[Data excerpt]:
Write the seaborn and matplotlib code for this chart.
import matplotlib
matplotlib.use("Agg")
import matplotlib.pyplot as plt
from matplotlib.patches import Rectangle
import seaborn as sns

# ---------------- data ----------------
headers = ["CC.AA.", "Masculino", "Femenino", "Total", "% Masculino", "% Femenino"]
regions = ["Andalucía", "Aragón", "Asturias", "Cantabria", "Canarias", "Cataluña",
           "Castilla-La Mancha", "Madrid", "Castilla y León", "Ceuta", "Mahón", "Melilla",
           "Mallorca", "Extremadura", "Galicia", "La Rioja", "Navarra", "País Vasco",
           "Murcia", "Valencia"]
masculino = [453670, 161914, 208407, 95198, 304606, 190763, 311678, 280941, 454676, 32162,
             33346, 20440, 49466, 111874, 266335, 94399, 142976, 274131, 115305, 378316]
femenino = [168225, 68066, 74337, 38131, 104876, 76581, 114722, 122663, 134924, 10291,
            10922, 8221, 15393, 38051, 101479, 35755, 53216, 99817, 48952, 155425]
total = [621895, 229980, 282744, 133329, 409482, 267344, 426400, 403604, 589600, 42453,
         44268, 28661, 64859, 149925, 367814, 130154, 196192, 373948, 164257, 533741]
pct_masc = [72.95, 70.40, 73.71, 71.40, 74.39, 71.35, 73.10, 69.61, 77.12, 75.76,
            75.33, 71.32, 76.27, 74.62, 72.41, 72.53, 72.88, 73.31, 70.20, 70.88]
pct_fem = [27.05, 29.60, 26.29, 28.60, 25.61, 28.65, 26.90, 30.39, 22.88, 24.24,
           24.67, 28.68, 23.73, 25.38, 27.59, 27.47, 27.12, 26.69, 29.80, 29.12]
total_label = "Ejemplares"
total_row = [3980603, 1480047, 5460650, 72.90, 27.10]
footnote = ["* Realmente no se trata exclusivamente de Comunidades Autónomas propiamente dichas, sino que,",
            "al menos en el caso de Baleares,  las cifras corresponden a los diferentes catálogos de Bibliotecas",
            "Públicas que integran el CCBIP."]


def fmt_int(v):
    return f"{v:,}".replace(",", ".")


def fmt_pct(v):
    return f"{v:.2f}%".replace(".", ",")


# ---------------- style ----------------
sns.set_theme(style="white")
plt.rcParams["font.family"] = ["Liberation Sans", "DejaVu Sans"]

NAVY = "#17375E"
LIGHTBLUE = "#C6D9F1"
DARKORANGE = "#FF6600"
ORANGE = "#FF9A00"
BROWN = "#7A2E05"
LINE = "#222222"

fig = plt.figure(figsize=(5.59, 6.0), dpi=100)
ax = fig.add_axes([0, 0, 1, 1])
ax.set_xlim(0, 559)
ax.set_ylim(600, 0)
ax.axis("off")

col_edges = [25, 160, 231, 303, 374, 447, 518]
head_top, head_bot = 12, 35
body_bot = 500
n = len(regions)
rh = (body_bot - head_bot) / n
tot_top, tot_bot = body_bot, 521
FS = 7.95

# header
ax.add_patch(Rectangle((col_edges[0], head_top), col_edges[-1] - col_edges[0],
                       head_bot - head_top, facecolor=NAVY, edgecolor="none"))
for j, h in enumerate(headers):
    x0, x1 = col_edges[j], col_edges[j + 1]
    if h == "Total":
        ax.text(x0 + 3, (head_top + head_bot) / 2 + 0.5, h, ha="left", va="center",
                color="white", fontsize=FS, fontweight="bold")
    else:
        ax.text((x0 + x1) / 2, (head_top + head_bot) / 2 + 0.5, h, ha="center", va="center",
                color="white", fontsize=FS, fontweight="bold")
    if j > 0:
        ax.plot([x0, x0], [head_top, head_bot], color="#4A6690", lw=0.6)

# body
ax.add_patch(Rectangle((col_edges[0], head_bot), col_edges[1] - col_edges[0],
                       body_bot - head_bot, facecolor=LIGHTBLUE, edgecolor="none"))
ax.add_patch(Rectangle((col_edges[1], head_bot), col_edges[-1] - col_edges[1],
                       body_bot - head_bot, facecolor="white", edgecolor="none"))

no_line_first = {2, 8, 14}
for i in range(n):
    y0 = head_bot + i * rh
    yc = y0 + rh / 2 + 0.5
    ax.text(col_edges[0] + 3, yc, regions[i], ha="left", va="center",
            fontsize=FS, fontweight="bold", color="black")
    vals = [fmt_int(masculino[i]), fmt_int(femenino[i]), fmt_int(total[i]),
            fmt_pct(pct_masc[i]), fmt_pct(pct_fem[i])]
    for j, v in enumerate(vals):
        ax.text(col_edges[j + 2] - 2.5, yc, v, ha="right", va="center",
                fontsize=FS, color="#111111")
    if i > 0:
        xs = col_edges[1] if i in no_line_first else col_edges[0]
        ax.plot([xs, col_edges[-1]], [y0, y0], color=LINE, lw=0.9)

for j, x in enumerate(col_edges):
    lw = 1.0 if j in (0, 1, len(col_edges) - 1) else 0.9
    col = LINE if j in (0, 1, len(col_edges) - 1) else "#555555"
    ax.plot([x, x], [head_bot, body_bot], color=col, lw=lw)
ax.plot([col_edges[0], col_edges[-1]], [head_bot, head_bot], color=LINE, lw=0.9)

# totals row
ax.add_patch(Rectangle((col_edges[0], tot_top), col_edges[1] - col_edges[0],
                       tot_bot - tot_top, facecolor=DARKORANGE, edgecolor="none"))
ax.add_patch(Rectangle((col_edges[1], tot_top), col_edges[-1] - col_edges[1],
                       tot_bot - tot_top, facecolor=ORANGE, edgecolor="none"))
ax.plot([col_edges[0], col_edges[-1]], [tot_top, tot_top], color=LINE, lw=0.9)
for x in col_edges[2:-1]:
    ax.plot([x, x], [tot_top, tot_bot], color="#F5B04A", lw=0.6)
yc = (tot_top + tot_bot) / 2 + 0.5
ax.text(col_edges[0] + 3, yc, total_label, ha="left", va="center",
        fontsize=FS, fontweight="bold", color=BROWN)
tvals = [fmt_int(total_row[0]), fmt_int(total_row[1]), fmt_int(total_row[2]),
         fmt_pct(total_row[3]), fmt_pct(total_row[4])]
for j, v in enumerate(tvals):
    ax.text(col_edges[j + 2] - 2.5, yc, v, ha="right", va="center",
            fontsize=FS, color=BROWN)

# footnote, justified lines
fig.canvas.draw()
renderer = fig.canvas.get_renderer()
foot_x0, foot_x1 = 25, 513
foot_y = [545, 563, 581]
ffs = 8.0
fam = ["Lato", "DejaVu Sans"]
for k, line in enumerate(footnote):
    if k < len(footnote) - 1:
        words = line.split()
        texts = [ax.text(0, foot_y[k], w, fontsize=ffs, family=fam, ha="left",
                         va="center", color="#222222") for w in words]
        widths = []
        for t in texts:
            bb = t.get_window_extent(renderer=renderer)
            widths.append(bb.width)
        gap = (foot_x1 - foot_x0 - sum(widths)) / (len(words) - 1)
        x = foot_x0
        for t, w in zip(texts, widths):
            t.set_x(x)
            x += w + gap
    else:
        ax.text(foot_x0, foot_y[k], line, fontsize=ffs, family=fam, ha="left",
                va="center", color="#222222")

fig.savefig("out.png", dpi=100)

[Short problem]:
Using the material above, quote the first line and each line after it, stopping at and including the line that holds "import seaborn as sns".

[Written answer]:
Write the seaborn and matplotlib code for this chart.
import matplotlib
matplotlib.use("Agg")
import matplotlib.pyplot as plt
from matplotlib.patches import Rectangle
import seaborn as sns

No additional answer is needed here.